• _Short problem_: All lines in which the word "matplotlib" occurs are to be extracted.

• _Collected data_:

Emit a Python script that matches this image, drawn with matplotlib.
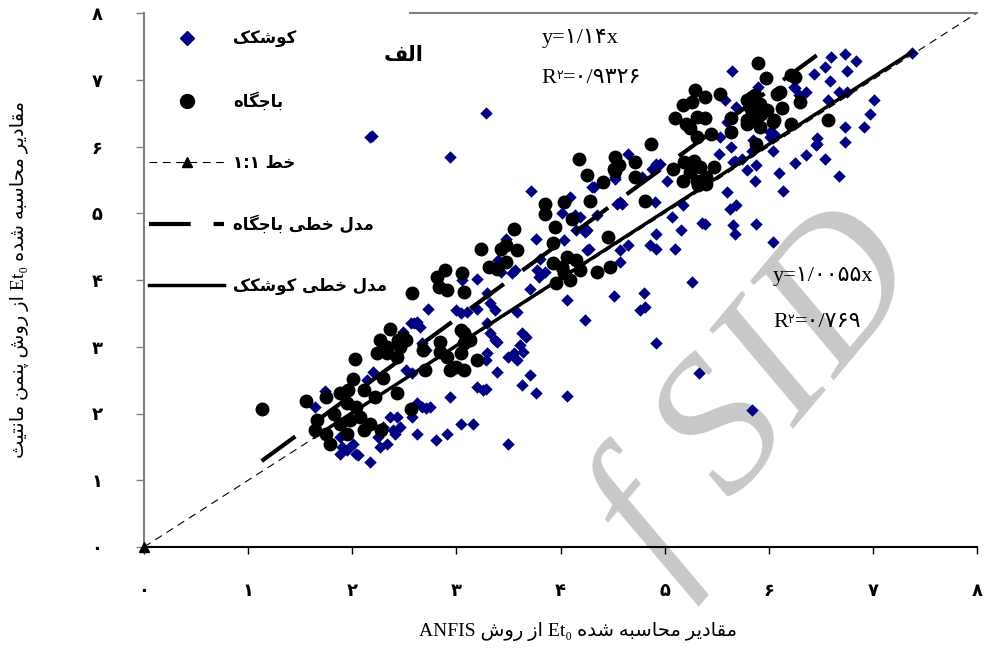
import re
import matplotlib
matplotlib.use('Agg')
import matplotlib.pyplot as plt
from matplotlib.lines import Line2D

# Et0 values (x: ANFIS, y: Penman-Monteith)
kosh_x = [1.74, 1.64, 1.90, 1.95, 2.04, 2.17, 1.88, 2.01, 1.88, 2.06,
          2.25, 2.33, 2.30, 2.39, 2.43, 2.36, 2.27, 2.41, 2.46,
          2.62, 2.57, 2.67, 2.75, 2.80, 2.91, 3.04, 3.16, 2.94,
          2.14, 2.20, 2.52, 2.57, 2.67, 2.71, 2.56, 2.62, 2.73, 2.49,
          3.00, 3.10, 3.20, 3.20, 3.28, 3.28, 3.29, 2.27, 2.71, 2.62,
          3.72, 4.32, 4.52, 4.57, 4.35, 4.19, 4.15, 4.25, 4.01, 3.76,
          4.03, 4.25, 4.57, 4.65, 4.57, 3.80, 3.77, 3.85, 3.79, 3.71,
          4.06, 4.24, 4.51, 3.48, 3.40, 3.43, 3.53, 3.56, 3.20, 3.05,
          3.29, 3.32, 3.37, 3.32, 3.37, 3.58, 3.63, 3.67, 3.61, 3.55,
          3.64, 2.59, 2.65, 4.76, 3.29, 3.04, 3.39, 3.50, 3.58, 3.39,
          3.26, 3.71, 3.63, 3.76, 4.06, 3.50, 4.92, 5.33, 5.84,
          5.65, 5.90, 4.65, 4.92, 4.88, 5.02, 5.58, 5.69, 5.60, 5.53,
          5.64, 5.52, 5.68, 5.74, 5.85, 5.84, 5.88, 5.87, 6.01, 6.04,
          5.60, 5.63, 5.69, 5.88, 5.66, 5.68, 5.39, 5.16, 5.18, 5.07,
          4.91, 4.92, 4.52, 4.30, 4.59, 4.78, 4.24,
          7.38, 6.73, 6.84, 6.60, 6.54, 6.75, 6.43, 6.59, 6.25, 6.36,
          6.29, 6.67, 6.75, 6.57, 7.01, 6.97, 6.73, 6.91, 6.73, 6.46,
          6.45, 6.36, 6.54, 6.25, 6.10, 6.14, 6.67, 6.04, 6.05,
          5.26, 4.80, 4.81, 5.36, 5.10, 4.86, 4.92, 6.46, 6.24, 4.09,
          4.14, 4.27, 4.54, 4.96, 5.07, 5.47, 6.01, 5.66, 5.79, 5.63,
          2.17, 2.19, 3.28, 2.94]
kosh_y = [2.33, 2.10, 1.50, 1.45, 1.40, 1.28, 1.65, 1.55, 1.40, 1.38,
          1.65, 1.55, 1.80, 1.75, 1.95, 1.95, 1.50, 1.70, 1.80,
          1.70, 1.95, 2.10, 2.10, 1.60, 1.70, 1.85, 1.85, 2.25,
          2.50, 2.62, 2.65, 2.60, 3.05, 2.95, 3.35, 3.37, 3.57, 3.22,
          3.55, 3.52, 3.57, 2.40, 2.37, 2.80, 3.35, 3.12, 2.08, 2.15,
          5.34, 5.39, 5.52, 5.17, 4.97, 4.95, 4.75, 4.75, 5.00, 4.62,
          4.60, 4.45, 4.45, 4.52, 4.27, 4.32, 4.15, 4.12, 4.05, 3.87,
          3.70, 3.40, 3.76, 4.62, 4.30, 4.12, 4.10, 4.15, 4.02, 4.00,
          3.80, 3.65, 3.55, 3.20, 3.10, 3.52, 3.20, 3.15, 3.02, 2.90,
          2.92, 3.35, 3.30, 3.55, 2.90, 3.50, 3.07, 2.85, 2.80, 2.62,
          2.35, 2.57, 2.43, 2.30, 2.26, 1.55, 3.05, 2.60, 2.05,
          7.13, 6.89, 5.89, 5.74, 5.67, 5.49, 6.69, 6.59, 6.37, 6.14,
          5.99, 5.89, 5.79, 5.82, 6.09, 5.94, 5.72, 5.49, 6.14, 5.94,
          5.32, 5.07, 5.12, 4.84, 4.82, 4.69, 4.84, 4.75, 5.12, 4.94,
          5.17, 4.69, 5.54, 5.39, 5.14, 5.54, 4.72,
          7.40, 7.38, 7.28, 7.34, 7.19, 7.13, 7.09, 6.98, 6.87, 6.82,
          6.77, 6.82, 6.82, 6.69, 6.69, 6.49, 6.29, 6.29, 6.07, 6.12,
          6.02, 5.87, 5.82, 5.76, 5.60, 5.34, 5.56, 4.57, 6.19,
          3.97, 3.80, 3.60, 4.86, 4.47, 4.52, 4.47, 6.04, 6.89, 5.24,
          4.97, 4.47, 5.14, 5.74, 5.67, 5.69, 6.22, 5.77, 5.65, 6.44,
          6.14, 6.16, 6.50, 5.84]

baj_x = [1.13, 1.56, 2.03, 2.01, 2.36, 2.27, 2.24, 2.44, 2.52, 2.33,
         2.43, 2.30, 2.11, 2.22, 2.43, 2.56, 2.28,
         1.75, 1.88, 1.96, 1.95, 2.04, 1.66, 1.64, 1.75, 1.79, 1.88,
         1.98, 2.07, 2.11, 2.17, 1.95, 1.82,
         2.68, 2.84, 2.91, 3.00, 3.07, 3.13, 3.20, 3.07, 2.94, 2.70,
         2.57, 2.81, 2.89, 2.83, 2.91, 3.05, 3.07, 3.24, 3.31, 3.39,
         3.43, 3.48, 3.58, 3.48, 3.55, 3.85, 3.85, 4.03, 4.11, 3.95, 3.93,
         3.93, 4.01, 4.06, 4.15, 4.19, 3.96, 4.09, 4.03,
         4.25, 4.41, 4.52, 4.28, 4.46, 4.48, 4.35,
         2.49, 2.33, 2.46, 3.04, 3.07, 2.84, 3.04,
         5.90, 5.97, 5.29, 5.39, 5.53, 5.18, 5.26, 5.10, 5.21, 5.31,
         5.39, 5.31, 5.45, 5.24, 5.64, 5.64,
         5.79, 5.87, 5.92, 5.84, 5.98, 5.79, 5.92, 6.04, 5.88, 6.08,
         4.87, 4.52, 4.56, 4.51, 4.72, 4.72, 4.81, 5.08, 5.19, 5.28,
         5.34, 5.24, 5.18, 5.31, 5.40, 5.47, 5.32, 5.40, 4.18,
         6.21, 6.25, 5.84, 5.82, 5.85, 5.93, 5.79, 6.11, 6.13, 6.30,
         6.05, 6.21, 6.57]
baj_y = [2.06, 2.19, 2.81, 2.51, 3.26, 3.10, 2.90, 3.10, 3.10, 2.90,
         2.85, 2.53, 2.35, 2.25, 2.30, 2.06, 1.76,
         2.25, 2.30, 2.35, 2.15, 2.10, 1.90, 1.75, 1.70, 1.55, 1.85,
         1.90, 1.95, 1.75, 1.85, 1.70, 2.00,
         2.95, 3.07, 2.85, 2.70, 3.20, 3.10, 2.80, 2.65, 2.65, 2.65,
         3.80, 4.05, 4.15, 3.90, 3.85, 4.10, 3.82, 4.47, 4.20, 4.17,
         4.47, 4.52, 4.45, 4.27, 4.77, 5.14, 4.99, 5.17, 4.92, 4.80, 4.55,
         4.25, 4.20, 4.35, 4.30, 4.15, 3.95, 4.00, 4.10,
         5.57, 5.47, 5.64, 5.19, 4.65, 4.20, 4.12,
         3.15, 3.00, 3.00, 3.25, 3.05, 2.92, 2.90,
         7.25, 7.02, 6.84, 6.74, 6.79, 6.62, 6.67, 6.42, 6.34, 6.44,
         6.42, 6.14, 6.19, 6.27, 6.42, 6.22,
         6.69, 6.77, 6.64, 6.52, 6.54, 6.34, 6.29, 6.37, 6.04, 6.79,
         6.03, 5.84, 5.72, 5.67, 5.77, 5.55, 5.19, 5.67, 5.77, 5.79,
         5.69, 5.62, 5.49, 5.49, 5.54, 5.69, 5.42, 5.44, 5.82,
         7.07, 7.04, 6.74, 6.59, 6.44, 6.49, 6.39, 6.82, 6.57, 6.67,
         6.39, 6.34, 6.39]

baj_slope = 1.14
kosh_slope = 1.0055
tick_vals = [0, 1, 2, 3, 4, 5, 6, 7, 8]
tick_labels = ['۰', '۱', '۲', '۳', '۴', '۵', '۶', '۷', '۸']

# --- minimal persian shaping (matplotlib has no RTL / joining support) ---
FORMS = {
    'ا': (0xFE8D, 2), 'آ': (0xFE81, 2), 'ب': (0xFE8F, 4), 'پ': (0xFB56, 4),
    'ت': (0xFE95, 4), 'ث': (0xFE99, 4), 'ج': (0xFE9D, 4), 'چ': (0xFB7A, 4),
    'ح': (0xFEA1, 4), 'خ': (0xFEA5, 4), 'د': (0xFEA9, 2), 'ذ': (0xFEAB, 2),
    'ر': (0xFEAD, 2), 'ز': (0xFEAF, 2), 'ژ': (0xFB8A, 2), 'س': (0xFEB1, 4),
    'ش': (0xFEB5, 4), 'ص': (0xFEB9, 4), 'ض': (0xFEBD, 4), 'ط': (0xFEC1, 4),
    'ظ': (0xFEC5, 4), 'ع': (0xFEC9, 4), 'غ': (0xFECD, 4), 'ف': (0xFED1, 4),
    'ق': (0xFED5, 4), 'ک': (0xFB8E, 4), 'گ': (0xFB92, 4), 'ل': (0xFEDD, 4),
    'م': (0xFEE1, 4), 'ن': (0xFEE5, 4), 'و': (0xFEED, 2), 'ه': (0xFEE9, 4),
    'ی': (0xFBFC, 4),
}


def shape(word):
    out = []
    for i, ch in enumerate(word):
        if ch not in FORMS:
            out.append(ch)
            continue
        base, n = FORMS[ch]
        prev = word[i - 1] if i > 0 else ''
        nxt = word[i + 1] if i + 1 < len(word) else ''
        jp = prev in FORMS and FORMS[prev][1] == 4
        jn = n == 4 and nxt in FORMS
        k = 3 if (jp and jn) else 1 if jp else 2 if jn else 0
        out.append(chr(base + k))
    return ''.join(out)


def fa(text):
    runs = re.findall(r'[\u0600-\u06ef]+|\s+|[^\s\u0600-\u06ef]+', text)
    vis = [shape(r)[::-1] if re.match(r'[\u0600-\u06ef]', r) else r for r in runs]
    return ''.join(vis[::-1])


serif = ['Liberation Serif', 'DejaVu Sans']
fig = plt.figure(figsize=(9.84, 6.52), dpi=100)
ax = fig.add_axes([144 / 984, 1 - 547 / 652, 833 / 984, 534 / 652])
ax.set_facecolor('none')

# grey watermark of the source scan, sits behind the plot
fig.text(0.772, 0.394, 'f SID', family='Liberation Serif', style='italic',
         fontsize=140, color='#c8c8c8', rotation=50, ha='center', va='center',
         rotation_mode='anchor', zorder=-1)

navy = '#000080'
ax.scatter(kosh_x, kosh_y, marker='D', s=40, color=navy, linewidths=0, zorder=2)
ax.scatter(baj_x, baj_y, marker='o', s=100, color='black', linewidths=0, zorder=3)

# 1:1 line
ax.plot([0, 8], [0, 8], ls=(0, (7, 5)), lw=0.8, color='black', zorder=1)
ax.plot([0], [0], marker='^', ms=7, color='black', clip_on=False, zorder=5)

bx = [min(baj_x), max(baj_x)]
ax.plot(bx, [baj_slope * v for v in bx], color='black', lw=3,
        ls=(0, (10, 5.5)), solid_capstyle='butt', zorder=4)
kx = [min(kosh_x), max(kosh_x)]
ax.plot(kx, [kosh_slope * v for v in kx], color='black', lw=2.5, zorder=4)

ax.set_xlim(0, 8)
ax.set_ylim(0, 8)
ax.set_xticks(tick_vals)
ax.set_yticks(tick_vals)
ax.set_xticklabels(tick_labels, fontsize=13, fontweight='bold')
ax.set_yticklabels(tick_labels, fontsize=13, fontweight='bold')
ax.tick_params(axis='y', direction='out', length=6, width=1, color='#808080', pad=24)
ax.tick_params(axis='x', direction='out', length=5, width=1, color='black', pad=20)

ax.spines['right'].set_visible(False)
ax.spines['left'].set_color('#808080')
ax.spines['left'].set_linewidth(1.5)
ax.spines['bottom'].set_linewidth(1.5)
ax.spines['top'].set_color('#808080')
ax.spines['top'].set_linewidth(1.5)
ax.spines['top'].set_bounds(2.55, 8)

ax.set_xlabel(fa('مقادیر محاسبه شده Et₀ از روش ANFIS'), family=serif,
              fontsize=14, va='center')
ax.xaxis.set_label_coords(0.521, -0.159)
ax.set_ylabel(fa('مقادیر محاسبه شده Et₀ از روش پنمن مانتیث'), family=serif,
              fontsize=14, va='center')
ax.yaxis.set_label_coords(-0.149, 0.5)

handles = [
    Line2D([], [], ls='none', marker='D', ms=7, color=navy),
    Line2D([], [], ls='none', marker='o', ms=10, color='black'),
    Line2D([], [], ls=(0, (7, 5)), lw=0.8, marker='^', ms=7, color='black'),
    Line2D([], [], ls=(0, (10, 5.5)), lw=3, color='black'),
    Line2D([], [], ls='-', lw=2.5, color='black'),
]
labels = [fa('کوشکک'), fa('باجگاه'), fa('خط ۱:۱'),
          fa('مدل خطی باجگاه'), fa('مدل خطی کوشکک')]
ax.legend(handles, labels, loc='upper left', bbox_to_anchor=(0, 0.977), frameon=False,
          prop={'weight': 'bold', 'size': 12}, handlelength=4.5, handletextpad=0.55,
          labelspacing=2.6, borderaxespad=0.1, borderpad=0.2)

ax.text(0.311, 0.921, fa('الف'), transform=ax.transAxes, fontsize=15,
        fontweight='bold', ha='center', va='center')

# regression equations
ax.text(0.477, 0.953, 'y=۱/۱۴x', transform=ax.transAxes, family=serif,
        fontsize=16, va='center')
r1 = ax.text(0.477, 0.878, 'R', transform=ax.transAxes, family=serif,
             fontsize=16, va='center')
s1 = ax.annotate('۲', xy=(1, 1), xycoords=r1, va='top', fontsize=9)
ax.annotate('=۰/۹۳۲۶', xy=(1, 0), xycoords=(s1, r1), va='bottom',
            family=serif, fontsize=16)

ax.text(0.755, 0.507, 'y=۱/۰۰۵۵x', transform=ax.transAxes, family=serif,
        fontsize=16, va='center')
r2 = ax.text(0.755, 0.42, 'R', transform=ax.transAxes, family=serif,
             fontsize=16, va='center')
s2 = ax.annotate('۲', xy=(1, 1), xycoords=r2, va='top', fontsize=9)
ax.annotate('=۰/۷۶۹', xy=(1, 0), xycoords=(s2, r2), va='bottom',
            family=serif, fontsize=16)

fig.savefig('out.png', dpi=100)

• _Solution_:
Emit a Python script that matches this image, drawn with matplotlib.
import matplotlib
matplotlib.use('Agg')
import matplotlib.pyplot as plt
from matplotlib.lines import Line2D
# --- minimal persian shaping (matplotlib has no RTL / joining support) ---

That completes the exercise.